▶ _Your goal_: Retype the lines from the first one in the records down to the line containing "(0,0) rectangle (551,401);", counting both, and leave out any pictures.

▶ _Record excerpts_:
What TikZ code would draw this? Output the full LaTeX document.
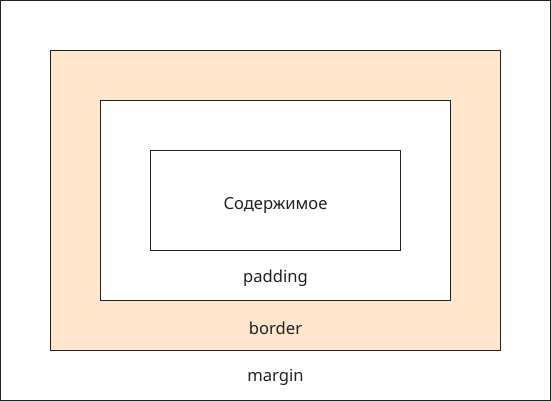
\documentclass[tikz,border=0pt]{standalone}
\usepackage{fontspec}
\setmainfont{Noto Sans}
\usetikzlibrary{calc}
\definecolor{linecol}{HTML}{222222}
\definecolor{bordfill}{HTML}{FFE6CC}
\begin{document}
\begin{tikzpicture}[
  x=1pt, y=-1pt,
  layerbox/.style={rectangle, draw=linecol, line width=1pt, inner sep=0pt},
  lbl/.style={font=\fontsize{16.6}{19}\selectfont, text=linecol, inner sep=0pt, yshift=-2pt},
]

% bounding box of the page
\useasboundingbox (0,0) rectangle (551,401);

% nested boxes
\node[layerbox, fill=white, minimum width=550pt, minimum height=400pt] (margin) at (275.5,200.5) {};
\node[layerbox, fill=bordfill, minimum width=450pt, minimum height=300pt] (border) at (275.5,200.5) {};
\node[layerbox, fill=white, minimum width=350pt, minimum height=200pt] (padding) at (275.5,200.5) {};
\node[layerbox, fill=white, minimum width=250pt, minimum height=100pt] (content) at (275.5,200.5) {};

% labels
\node[lbl, yshift=-3pt] (contentlbl) at (content.center) {Содержимое};
\node[lbl] (paddinglbl) at ($(content.south)!0.5!(padding.south)$) {padding};
\node[lbl] (borderlbl) at ($(padding.south)!0.5!(border.south)$) {border};
\node[lbl, yshift=1pt] (marginlbl) at ($(border.south)!0.5!(margin.south)$) {margin};

\end{tikzpicture}
\end{document}
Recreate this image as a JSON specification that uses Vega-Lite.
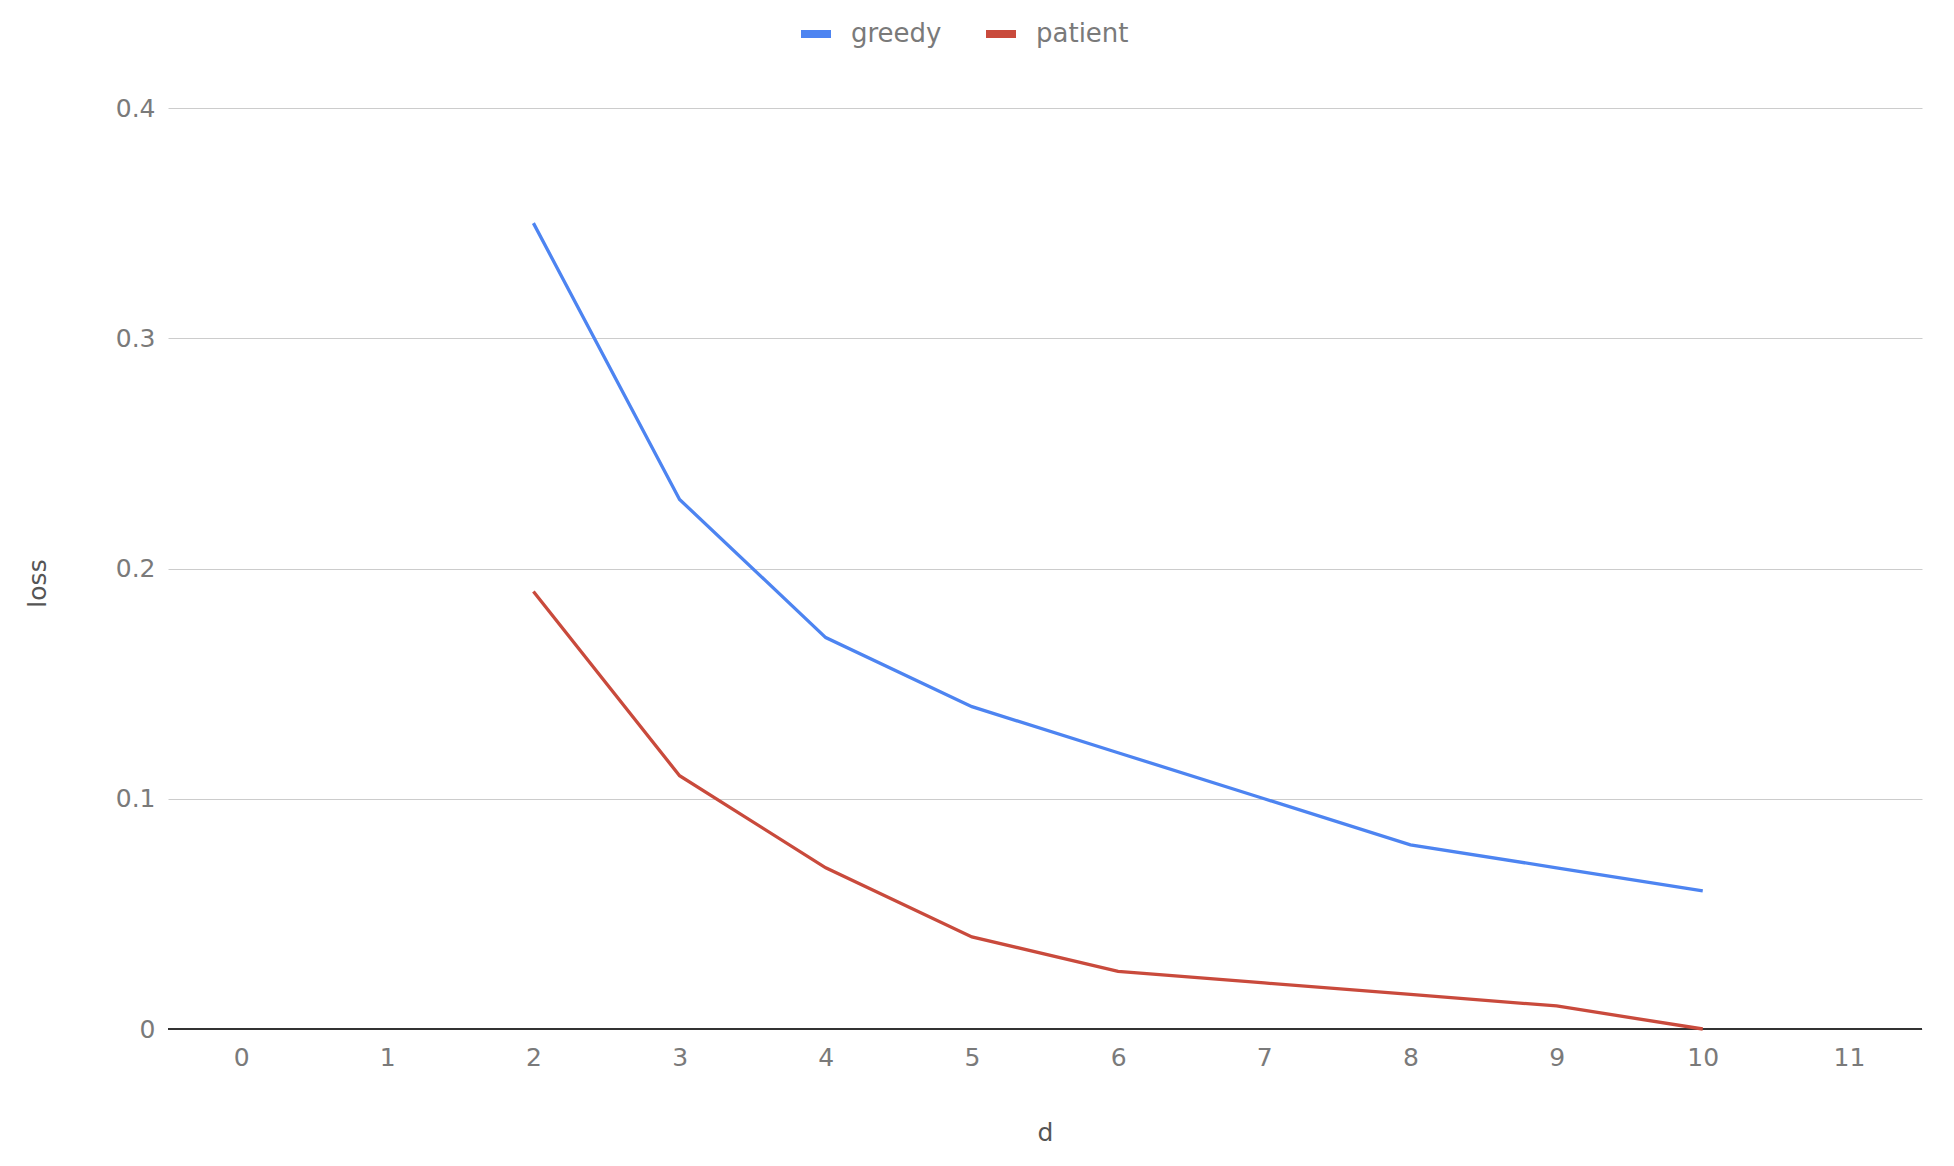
{
  "$schema": "https://vega.github.io/schema/vega-lite/v6.json",
  "autosize": "none",
  "width": 1754,
  "height": 921,
  "padding": {"left": 168, "top": 108, "right": 32, "bottom": 137},
  "background": "white",
  "config": {
    "view": {"stroke": null},
    "font": "DejaVu Sans",
    "axis": {"labelFont": "DejaVu Sans", "titleFont": "DejaVu Sans", "labelColor": "#7a7a7a", "titleColor": "#555555", "titleFontWeight": "normal"},
    "legend": {"labelFont": "DejaVu Sans"}
  },
  "data": {
    "values": [
      {"d": 2, "series": "greedy", "loss": 0.35},
      {"d": 3, "series": "greedy", "loss": 0.23},
      {"d": 4, "series": "greedy", "loss": 0.17},
      {"d": 5, "series": "greedy", "loss": 0.14},
      {"d": 6, "series": "greedy", "loss": 0.12},
      {"d": 7, "series": "greedy", "loss": 0.10},
      {"d": 8, "series": "greedy", "loss": 0.08},
      {"d": 9, "series": "greedy", "loss": 0.07},
      {"d": 10, "series": "greedy", "loss": 0.06},
      {"d": 2, "series": "patient", "loss": 0.19},
      {"d": 3, "series": "patient", "loss": 0.11},
      {"d": 4, "series": "patient", "loss": 0.07},
      {"d": 5, "series": "patient", "loss": 0.04},
      {"d": 6, "series": "patient", "loss": 0.025},
      {"d": 7, "series": "patient", "loss": 0.02},
      {"d": 8, "series": "patient", "loss": 0.015},
      {"d": 9, "series": "patient", "loss": 0.01},
      {"d": 10, "series": "patient", "loss": 0.0}
    ]
  },
  "layer": [
    {
      "mark": {"type": "rule", "color": "#333333", "strokeWidth": 2},
      "encoding": {"y": {"datum": 0, "type": "quantitative"}}
    },
    {
      "mark": {"type": "line", "strokeWidth": 3.3},
      "encoding": {
        "x": {
          "field": "d", "type": "quantitative",
          "scale": {"domain": [-0.5, 11.5], "nice": false, "zero": false},
          "axis": {
            "values": [0, 1, 2, 3, 4, 5, 6, 7, 8, 9, 10, 11],
            "grid": false, "domain": false, "ticks": false,
            "labelFontSize": 25, "labelPadding": 16,
            "title": "d", "titleFontSize": 25,
            "titleX": 877, "titleY": 103, "titleBaseline": "middle", "titleAlign": "center", "titleAnchor": null
          }
        },
        "y": {
          "field": "loss", "type": "quantitative",
          "scale": {"domain": [0, 0.4], "nice": false},
          "axis": {
            "values": [0, 0.1, 0.2, 0.3, 0.4],
            "format": "~g",
            "grid": true, "gridColor": "#cccccc", "gridWidth": 1,
            "domain": false, "ticks": false,
            "labelFontSize": 25, "labelPadding": 13,
            "title": "loss", "titleFontSize": 25, "titleAngle": -90,
            "titleX": -131, "titleY": 475, "titleBaseline": "middle", "titleAlign": "center"
          }
        },
        "color": {
          "field": "series", "type": "nominal",
          "scale": {"domain": ["greedy", "patient"], "range": ["#4d84f1", "#c94a3c"]},
          "legend": {
            "title": null, "orient": "none", "direction": "horizontal",
            "legendX": 629, "legendY": -93,
            "symbolType": "stroke", "symbolStrokeWidth": 8, "symbolSize": 900,
            "labelFontSize": 26, "labelColor": "#7a7a7a", "labelOffset": 16,
            "columnPadding": 28
          }
        }
      }
    }
  ]
}
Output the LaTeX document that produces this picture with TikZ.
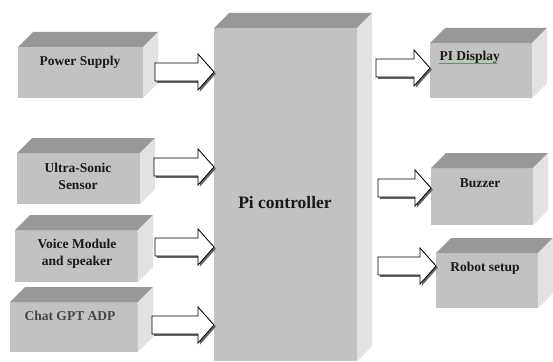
\documentclass[tikz,border=0pt]{standalone}
\usepackage{fontspec}
\setmainfont{Liberation Serif}
\usetikzlibrary{calc}

\definecolor{frontgray}{RGB}{194,194,194}
\definecolor{topgray}{RGB}{152,152,152}
\definecolor{sidegray}{RGB}{226,226,226}
\definecolor{txtgray}{RGB}{70,70,70}
\definecolor{spellgreen}{RGB}{96,150,96}

\tikzset{
  block/.style={fill=frontgray, inner sep=0pt, outer sep=0pt},
  lbl/.style={font=\bfseries\fontsize{13.5}{17}\selectfont, align=center, text=black!90},
  arrowbody/.style={draw=black, fill=white, line width=0.8pt, line join=miter,
    preaction={fill=black!60, transform canvas={shift={(1.8pt,-1.8pt)}}}},
}

% top and right faces of a block
\newcommand{\cube}[1]{%
  \fill[topgray] (#1.north west) -- ++(15pt,15pt) -- ($(#1.north east)+(15pt,15pt)$) -- (#1.north east) -- cycle;
  \fill[sidegray] (#1.north east) -- ++(15pt,15pt) -- ($(#1.south east)+(15pt,15pt)$) -- (#1.south east) -- cycle;
}

% hollow arrow from a coordinate to the west side of a block
\newcommand{\blockarrow}[2]{%
  \draw[arrowbody] let \p1=(#1), \p2=(#1 -| #2.west) in
    (\x1,\y1+9pt) -- (\x2-16pt,\y1+9pt) -- (\x2-16pt,\y1+18pt) -- (\x2,\y1)
    -- (\x2-16pt,\y1-18pt) -- (\x2-16pt,\y1-9pt) -- (\x1,\y1-9pt) -- cycle;
}

\begin{document}
\begin{tikzpicture}[x=1pt, y=-1pt]
\useasboundingbox (0,0) rectangle (553,361);

% inputs
\node[block, minimum width=125pt, minimum height=51pt] (ps) at (80.5,72.5) {};
\node[block, minimum width=123pt, minimum height=51pt] (us) at (78.5,178.5) {};
\node[block, minimum width=123pt, minimum height=52pt] (vm) at (76.5,256) {};
\node[block, minimum width=128pt, minimum height=50pt] (cg) at (74,327) {};
\cube{ps}
\cube{us}
\cube{vm}
\cube{cg}
\node[lbl] (psl) at (80,62) {Power Supply};
\node[lbl] (usl) at (78,176) {Ultra-Sonic\\Sensor};
\node[lbl] (vml) at (77,254) {Voice Module\\and speaker};
\node[lbl, text=txtgray] (cgl) at (70,316) {Chat GPT ADP};

% controller
\node[block, minimum width=143pt, minimum height=333pt] (pi) at (285.5,194.5) {};
\cube{pi}
\node[lbl, font=\bfseries\fontsize{17.5}{20}\selectfont] (pil) at (285,203) {Pi controller};

% outputs
\node[block, minimum width=102pt, minimum height=55pt] (pd) at (481,70.5) {};
\node[block, minimum width=102pt, minimum height=57pt] (bz) at (482,196.5) {};
\node[block, minimum width=102pt, minimum height=55pt] (rs) at (487,280.5) {};
\cube{pd}
\cube{bz}
\cube{rs}
\node[lbl, anchor=west] (pdl) at (436,57) {PI Display};
\draw[spellgreen, line width=0.4pt] ($(pdl.base west)+(3pt,-2.5pt)$) -- ($(pdl.base east)+(-6pt,-2.5pt)$);
\node[lbl] (bzl) at (480,183) {Buzzer};
\node[lbl] (rsl) at (485,268) {Robot setup};

% arrows
\coordinate (a1) at (155,72);
\coordinate (a2) at (154,167);
\coordinate (a3) at (155,247);
\coordinate (a4) at (152,325);
\coordinate (b1) at (376,68);
\coordinate (b2) at (378,188);
\coordinate (b3) at (378,266);
\blockarrow{a1}{pi}
\blockarrow{a2}{pi}
\blockarrow{a3}{pi}
\blockarrow{a4}{pi}
\blockarrow{b1}{pd}
\blockarrow{b2}{bz}
\blockarrow{b3}{rs}
\end{tikzpicture}
\end{document}
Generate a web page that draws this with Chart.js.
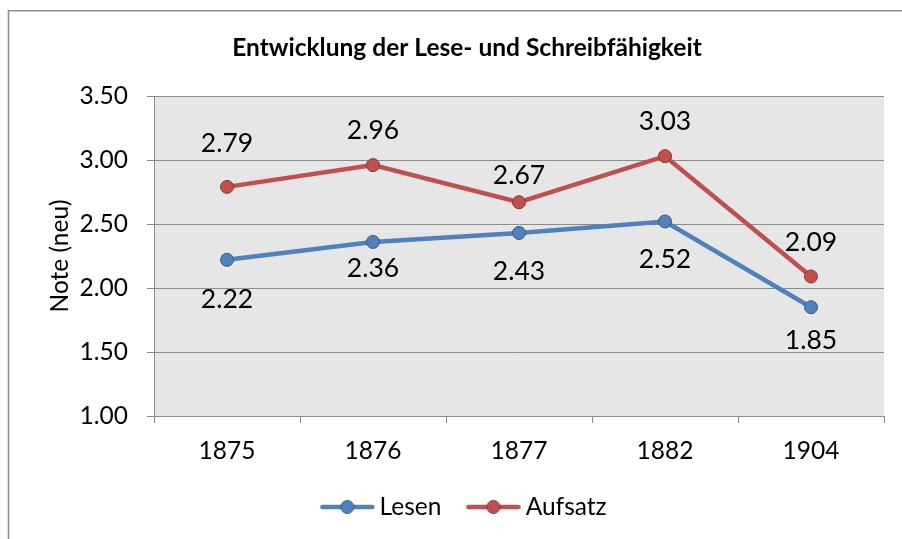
<!DOCTYPE html>
<html><head><meta charset="utf-8">
<script src="https://cdn.jsdelivr.net/npm/chart.js@4"></script>
<style>html,body{margin:0;padding:0;background:#fff}</style>
</head><body>
<canvas id="c" width="902" height="539" style="display:block;width:902px;height:539px"></canvas>
<script>
const categories = ['1875', '1876', '1877', '1882', '1904'];
const lesen = [2.22, 2.36, 2.43, 2.52, 1.85];
const aufsatz = [2.79, 2.96, 2.67, 3.03, 2.09];
const yMin = 1.0, yMax = 3.5, yStep = 0.5;
const chartTitle = 'Entwicklung der Lese- und Schreibfähigkeit';
const yTitle = 'Note (neu)';
const seriesNames = ['Lesen', 'Aufsatz'];
// label offsets (px, relative to point) as placed in the reference
const lesenLabelDy = [40, 27, 38.6, 37.8, 33.7];
const aufsatzLabelDy = [-43, -34.5, -27, -34.5, -34];

const BLUE = '#4f81bd', BLUE_D = '#385d8a';
const RED = '#c0504d', RED_D = '#8c3836';
const GRID = '#8c8c8c';
const FONT = 'Lato';
const FS = 24.5;

function legendIcon(color, border) {
  const c = document.createElement('canvas');
  c.width = 56; c.height = 16;
  const g = c.getContext('2d');
  g.strokeStyle = color; g.lineWidth = 4.5; g.lineCap = 'round';
  g.beginPath(); g.moveTo(3, 8); g.lineTo(53, 8); g.stroke();
  g.beginPath(); g.arc(28, 8, 6.5, 0, Math.PI * 2);
  g.fillStyle = color; g.fill();
  g.lineWidth = 1; g.strokeStyle = border; g.stroke();
  return c;
}
const icons = [legendIcon(BLUE, BLUE_D), legendIcon(RED, RED_D)];

const framePlugin = {
  id: 'frame',
  beforeDraw(chart) {
    const ctx = chart.ctx, a = chart.chartArea;
    ctx.save();
    ctx.fillStyle = '#fff';
    ctx.fillRect(0, 0, chart.width, chart.height);
    ctx.strokeStyle = '#8e8e8e';
    ctx.lineWidth = 1.6;
    ctx.beginPath();
    ctx.moveTo(8.5, chart.height + 5);
    ctx.lineTo(8.5, 10.8);
    ctx.lineTo(chart.width + 5, 10.8);
    ctx.stroke();
    ctx.fillStyle = '#e6e6e6';
    ctx.fillRect(a.left, a.top, a.right - a.left, a.bottom - a.top);
    ctx.restore();
  }
};

const labelPlugin = {
  id: 'pointLabels',
  afterDatasetsDraw(chart) {
    const ctx = chart.ctx;
    const offs = [lesenLabelDy, aufsatzLabelDy];
    ctx.save();
    ctx.font = '26.5px ' + FONT;
    ctx.fillStyle = '#000';
    ctx.textAlign = 'center';
    ctx.textBaseline = 'middle';
    chart.data.datasets.forEach((ds, di) => {
      const meta = chart.getDatasetMeta(di);
      meta.data.forEach((pt, i) => {
        ctx.fillText(ds.data[i].toFixed(2), pt.x, pt.y + offs[di][i]);
      });
    });
    ctx.restore();
  }
};

const PAD_LEFT = 50, PAD_RIGHT = 18;

new Chart(document.getElementById('c'), {
  type: 'line',
  data: {
    labels: categories,
    datasets: [
      { label: seriesNames[0], data: lesen, borderColor: BLUE, backgroundColor: BLUE,
        pointBackgroundColor: BLUE, pointBorderColor: BLUE_D, pointBorderWidth: 1,
        pointRadius: 6.5, borderWidth: 4.5, tension: 0, fill: false },
      { label: seriesNames[1], data: aufsatz, borderColor: RED, backgroundColor: RED,
        pointBackgroundColor: RED, pointBorderColor: RED_D, pointBorderWidth: 1,
        pointRadius: 6.5, borderWidth: 4.5, tension: 0, fill: false }
    ]
  },
  options: {
    responsive: false,
    animation: false,
    layout: { padding: { left: PAD_LEFT, right: PAD_RIGHT, top: 0, bottom: 9.75 } },
    plugins: {
      title: {
        display: true, text: chartTitle, color: '#000',
        font: { family: FONT, size: FS, weight: 'bold', lineHeight: 1.2 },
        padding: { top: 33.3, bottom: 33.3 }
      },
      legend: {
        position: 'bottom',
        labels: {
          color: '#000', font: { family: FONT, size: FS },
          usePointStyle: true, pointStyleWidth: 40, padding: 32,
          generateLabels(chart) {
            const items = Chart.defaults.plugins.legend.labels.generateLabels(chart);
            items.forEach((it, i) => { it.pointStyle = icons[i]; });
            return items;
          }
        }
      },
      tooltip: { enabled: false }
    },
    scales: {
      x: {
        type: 'category',
        offset: true,
        grid: { display: true, drawOnChartArea: false, drawTicks: true, tickLength: 7, offset: true, color: GRID, lineWidth: 1 },
        border: { display: true, color: GRID, width: 1 },
        ticks: { color: '#000', font: { family: FONT, size: FS }, padding: 13.8, autoSkip: false, maxRotation: 0 },
        afterFit(s) { s.height = 46.75; }
      },
      y: {
        type: 'linear',
        min: yMin, max: yMax,
        grid: { color: GRID, lineWidth: 1, drawTicks: true, tickLength: 7 },
        border: { display: true, color: GRID, width: 1 },
        ticks: { stepSize: yStep, color: '#000', font: { family: FONT, size: FS }, padding: 19,
                 callback: v => Number(v).toFixed(2) },
        title: { display: true, text: yTitle, color: '#000',
                 font: { family: FONT, size: FS, lineHeight: 1 }, padding: { top: -2.25, bottom: 0 } },
        afterFit(s) { s.width = 154 - PAD_LEFT; }
      }
    }
  },
  plugins: [framePlugin, labelPlugin]
});
</script>
</body></html>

▶ _Finished answer_:
What TikZ code would draw this? Output the full LaTeX document.
\documentclass[tikz,border=0pt]{standalone}
\usepackage{fontspec}
\setmainfont{Noto Sans}
\usetikzlibrary{calc}
\definecolor{linecol}{HTML}{222222}
\definecolor{bordfill}{HTML}{FFE6CC}
\begin{document}
\begin{tikzpicture}[
  x=1pt, y=-1pt,
  layerbox/.style={rectangle, draw=linecol, line width=1pt, inner sep=0pt},
  lbl/.style={font=\fontsize{16.6}{19}\selectfont, text=linecol, inner sep=0pt, yshift=-2pt},
]

% bounding box of the page
\useasboundingbox (0,0) rectangle (551,401);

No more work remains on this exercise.